07 September 2011

Lesson 2 in Canning: Peach Jelly

One of my favorite fruits of summer is the peach.  I hit the jack-pot when I bought my house because there is a peach tree in the back yard.  Last summer, I had more peaches than I knew what to do with.  We had a lot of peach cobbler last summer and fall, but I also turned a lot of the peaches into juice and froze it.  I am glad I did that!  This summer was terrible (perhaps due to the crazy plague of locusts), and my tree did not have a single peach on it. 

Since my sister has been demanding peach jelly from me for a year, I thawed out some juice and got to work.  Jelly is an awesome way to preserve the sweetness of summer fruits to enjoy all year long.  One swipe of this jelly on a piece of toast in the dead of winter will bring all the thoughts of summer and sun right back. 


Peach Jelly Recipe

Ingredients:
3 cups peach juice (about 3 pounds of ripe peaches and 1/2 cup water)
5 cups of sugar
1/2 cup bottled lemon juice
1 box powdered pectin

Directions:
To Prepare Juice: Wash and slice or chop fully ripe peaches.  Do not pit or peel.  Crush fruit.  Place crushed fruit and 1/2 cup water in saucepan.  Cover, bring to a boil, and simmer 5 minutes, stirring occasionally.  Extract juice (I usually squish the peaches through a mesh strainer for this).
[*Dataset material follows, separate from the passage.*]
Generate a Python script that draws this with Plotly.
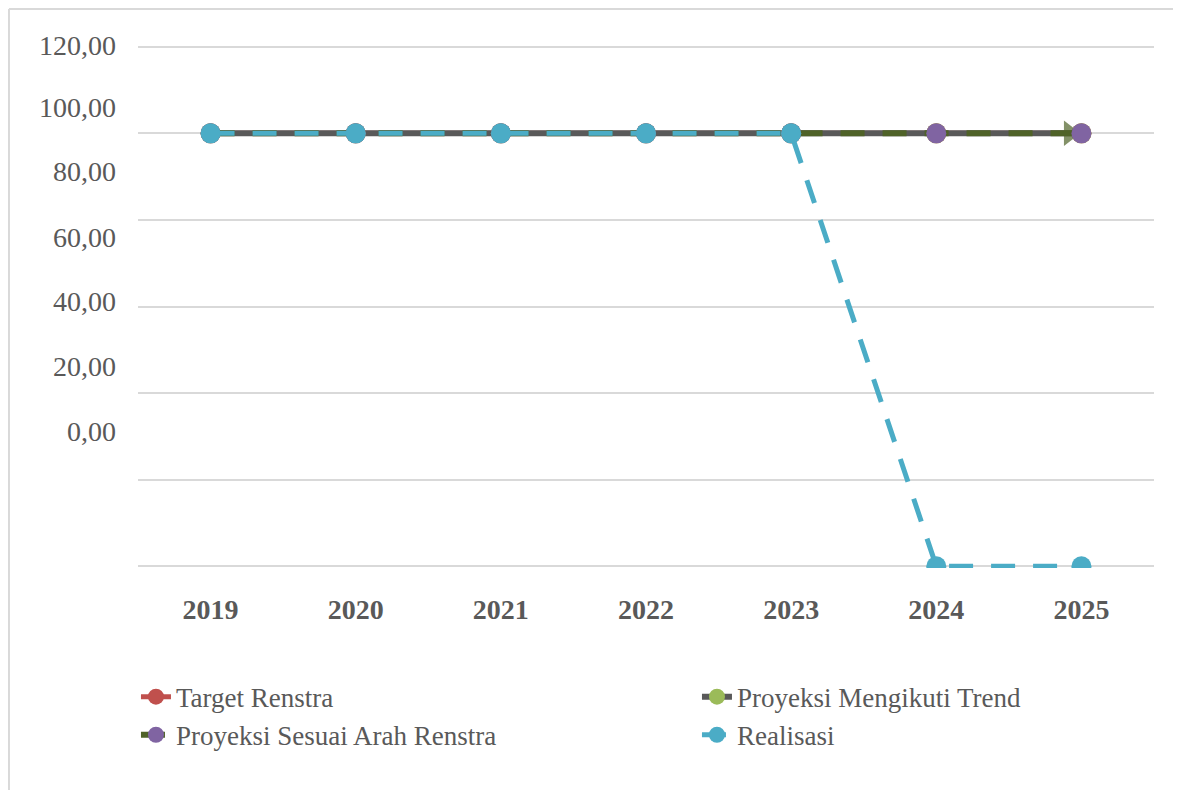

To Make Jelly: Measure sugar and set aside.  Measure prepared juice, powdered pectin, and lemon juice into a large sauce pan.  Bring to a full boil over high heat, stirring occasionally.  At once, stir in sugar.  Bring to a full rolling boil that cannot be stirred down.  Boil for one minute, stirring constantly.  Remove from heat, quickly skim off foam.  Pour jelly immediately into hot, sterile canning jars, leaving less than one inch space from rim.  Wipe jar rims and adjust lids.  Process for 10 minutes in a boiling water bath. 

And be sure to send a jar of it to your sister!